--- Begin Material supplied ---
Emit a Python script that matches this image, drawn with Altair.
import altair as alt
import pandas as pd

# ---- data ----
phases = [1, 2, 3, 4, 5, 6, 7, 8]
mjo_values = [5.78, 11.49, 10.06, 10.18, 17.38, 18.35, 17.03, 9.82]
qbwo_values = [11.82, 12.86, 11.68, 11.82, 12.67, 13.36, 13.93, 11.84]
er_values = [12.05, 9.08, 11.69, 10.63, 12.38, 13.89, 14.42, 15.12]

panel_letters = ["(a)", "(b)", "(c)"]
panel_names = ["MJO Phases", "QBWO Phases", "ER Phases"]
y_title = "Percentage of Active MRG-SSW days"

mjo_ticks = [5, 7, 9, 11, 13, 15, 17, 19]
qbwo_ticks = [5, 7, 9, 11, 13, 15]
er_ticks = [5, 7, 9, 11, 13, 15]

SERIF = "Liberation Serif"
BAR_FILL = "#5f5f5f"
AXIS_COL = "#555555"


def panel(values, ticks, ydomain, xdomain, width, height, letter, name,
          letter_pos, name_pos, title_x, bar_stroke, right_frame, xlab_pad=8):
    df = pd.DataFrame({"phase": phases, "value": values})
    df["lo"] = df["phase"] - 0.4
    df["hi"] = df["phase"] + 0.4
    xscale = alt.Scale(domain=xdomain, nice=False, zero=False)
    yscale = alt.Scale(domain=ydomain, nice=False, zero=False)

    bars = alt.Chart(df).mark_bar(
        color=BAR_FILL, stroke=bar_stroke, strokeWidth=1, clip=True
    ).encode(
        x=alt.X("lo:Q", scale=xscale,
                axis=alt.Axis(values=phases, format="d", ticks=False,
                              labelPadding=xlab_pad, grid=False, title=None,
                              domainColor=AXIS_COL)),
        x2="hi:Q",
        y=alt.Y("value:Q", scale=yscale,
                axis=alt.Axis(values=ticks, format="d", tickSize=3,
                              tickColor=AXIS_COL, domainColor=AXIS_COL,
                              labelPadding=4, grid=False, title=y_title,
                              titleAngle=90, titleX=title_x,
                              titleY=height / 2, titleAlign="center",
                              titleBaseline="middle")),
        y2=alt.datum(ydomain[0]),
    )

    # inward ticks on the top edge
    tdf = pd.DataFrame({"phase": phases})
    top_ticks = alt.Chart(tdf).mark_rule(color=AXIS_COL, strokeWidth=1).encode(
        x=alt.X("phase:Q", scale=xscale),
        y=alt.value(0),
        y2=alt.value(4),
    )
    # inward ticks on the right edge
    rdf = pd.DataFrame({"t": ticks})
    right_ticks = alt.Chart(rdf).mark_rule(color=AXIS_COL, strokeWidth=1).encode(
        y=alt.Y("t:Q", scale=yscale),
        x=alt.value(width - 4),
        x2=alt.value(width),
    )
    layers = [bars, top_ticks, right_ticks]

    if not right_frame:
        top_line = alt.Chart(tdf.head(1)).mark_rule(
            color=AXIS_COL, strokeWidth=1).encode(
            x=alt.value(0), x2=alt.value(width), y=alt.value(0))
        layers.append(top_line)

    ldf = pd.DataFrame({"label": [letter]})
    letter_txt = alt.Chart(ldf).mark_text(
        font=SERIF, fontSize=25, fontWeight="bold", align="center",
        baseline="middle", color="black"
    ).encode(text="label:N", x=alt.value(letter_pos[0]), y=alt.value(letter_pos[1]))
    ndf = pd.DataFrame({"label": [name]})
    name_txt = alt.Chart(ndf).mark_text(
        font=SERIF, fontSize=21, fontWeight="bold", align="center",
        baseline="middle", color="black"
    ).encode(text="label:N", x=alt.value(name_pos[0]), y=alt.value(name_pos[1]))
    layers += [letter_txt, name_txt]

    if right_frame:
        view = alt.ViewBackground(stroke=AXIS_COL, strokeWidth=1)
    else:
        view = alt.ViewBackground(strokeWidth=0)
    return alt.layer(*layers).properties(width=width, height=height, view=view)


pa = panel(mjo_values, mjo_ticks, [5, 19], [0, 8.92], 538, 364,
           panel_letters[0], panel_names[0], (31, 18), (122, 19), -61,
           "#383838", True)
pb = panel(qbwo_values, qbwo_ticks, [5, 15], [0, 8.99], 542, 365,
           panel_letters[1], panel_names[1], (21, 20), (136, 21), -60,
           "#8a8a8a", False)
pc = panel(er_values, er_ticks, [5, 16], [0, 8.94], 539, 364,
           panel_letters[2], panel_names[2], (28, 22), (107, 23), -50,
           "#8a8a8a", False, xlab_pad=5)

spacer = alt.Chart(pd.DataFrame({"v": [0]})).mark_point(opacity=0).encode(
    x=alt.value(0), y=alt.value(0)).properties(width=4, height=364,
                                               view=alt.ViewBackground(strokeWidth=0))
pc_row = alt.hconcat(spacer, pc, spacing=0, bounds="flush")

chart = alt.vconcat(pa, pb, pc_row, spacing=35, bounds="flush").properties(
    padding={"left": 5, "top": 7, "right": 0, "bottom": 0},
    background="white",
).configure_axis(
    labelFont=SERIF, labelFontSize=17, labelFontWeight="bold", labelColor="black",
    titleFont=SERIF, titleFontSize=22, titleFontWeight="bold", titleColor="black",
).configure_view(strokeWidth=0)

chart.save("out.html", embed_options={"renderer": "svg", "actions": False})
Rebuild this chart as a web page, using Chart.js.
--- End Material supplied ---
**Your goal:** Exactly reproduce all of the entries above.

**Response for this exercise:**
Emit a Python script that matches this image, drawn with Altair.
import altair as alt
import pandas as pd

# ---- data ----
phases = [1, 2, 3, 4, 5, 6, 7, 8]
mjo_values = [5.78, 11.49, 10.06, 10.18, 17.38, 18.35, 17.03, 9.82]
qbwo_values = [11.82, 12.86, 11.68, 11.82, 12.67, 13.36, 13.93, 11.84]
er_values = [12.05, 9.08, 11.69, 10.63, 12.38, 13.89, 14.42, 15.12]

panel_letters = ["(a)", "(b)", "(c)"]
panel_names = ["MJO Phases", "QBWO Phases", "ER Phases"]
y_title = "Percentage of Active MRG-SSW days"

mjo_ticks = [5, 7, 9, 11, 13, 15, 17, 19]
qbwo_ticks = [5, 7, 9, 11, 13, 15]
er_ticks = [5, 7, 9, 11, 13, 15]

SERIF = "Liberation Serif"
BAR_FILL = "#5f5f5f"
AXIS_COL = "#555555"


def panel(values, ticks, ydomain, xdomain, width, height, letter, name,
          letter_pos, name_pos, title_x, bar_stroke, right_frame, xlab_pad=8):
    df = pd.DataFrame({"phase": phases, "value": values})
    df["lo"] = df["phase"] - 0.4
    df["hi"] = df["phase"] + 0.4
    xscale = alt.Scale(domain=xdomain, nice=False, zero=False)
    yscale = alt.Scale(domain=ydomain, nice=False, zero=False)

    bars = alt.Chart(df).mark_bar(
        color=BAR_FILL, stroke=bar_stroke, strokeWidth=1, clip=True
    ).encode(
        x=alt.X("lo:Q", scale=xscale,
                axis=alt.Axis(values=phases, format="d", ticks=False,
                              labelPadding=xlab_pad, grid=False, title=None,
                              domainColor=AXIS_COL)),
        x2="hi:Q",
        y=alt.Y("value:Q", scale=yscale,
                axis=alt.Axis(values=ticks, format="d", tickSize=3,
                              tickColor=AXIS_COL, domainColor=AXIS_COL,
                              labelPadding=4, grid=False, title=y_title,
                              titleAngle=90, titleX=title_x,
                              titleY=height / 2, titleAlign="center",
                              titleBaseline="middle")),
        y2=alt.datum(ydomain[0]),
    )

    # inward ticks on the top edge
    tdf = pd.DataFrame({"phase": phases})
    top_ticks = alt.Chart(tdf).mark_rule(color=AXIS_COL, strokeWidth=1).encode(
        x=alt.X("phase:Q", scale=xscale),
        y=alt.value(0),
        y2=alt.value(4),
    )
    # inward ticks on the right edge
    rdf = pd.DataFrame({"t": ticks})
    right_ticks = alt.Chart(rdf).mark_rule(color=AXIS_COL, strokeWidth=1).encode(
        y=alt.Y("t:Q", scale=yscale),
        x=alt.value(width - 4),
        x2=alt.value(width),
    )
    layers = [bars, top_ticks, right_ticks]

    if not right_frame:
        top_line = alt.Chart(tdf.head(1)).mark_rule(
            color=AXIS_COL, strokeWidth=1).encode(
            x=alt.value(0), x2=alt.value(width), y=alt.value(0))
        layers.append(top_line)

    ldf = pd.DataFrame({"label": [letter]})
    letter_txt = alt.Chart(ldf).mark_text(
        font=SERIF, fontSize=25, fontWeight="bold", align="center",
        baseline="middle", color="black"
    ).encode(text="label:N", x=alt.value(letter_pos[0]), y=alt.value(letter_pos[1]))
    ndf = pd.DataFrame({"label": [name]})
    name_txt = alt.Chart(ndf).mark_text(
        font=SERIF, fontSize=21, fontWeight="bold", align="center",
        baseline="middle", color="black"
    ).encode(text="label:N", x=alt.value(name_pos[0]), y=alt.value(name_pos[1]))
    layers += [letter_txt, name_txt]

    if right_frame:
        view = alt.ViewBackground(stroke=AXIS_COL, strokeWidth=1)
    else:
        view = alt.ViewBackground(strokeWidth=0)
    return alt.layer(*layers).properties(width=width, height=height, view=view)


pa = panel(mjo_values, mjo_ticks, [5, 19], [0, 8.92], 538, 364,
           panel_letters[0], panel_names[0], (31, 18), (122, 19), -61,
           "#383838", True)
pb = panel(qbwo_values, qbwo_ticks, [5, 15], [0, 8.99], 542, 365,
           panel_letters[1], panel_names[1], (21, 20), (136, 21), -60,
           "#8a8a8a", False)
pc = panel(er_values, er_ticks, [5, 16], [0, 8.94], 539, 364,
           panel_letters[2], panel_names[2], (28, 22), (107, 23), -50,
           "#8a8a8a", False, xlab_pad=5)

spacer = alt.Chart(pd.DataFrame({"v": [0]})).mark_point(opacity=0).encode(
    x=alt.value(0), y=alt.value(0)).properties(width=4, height=364,
                                               view=alt.ViewBackground(strokeWidth=0))
pc_row = alt.hconcat(spacer, pc, spacing=0, bounds="flush")

chart = alt.vconcat(pa, pb, pc_row, spacing=35, bounds="flush").properties(
    padding={"left": 5, "top": 7, "right": 0, "bottom": 0},
    background="white",
).configure_axis(
    labelFont=SERIF, labelFontSize=17, labelFontWeight="bold", labelColor="black",
    titleFont=SERIF, titleFontSize=22, titleFontWeight="bold", titleColor="black",
).configure_view(strokeWidth=0)

chart.save("out.html", embed_options={"renderer": "svg", "actions": False})
Rebuild this chart as a web page, using Chart.js.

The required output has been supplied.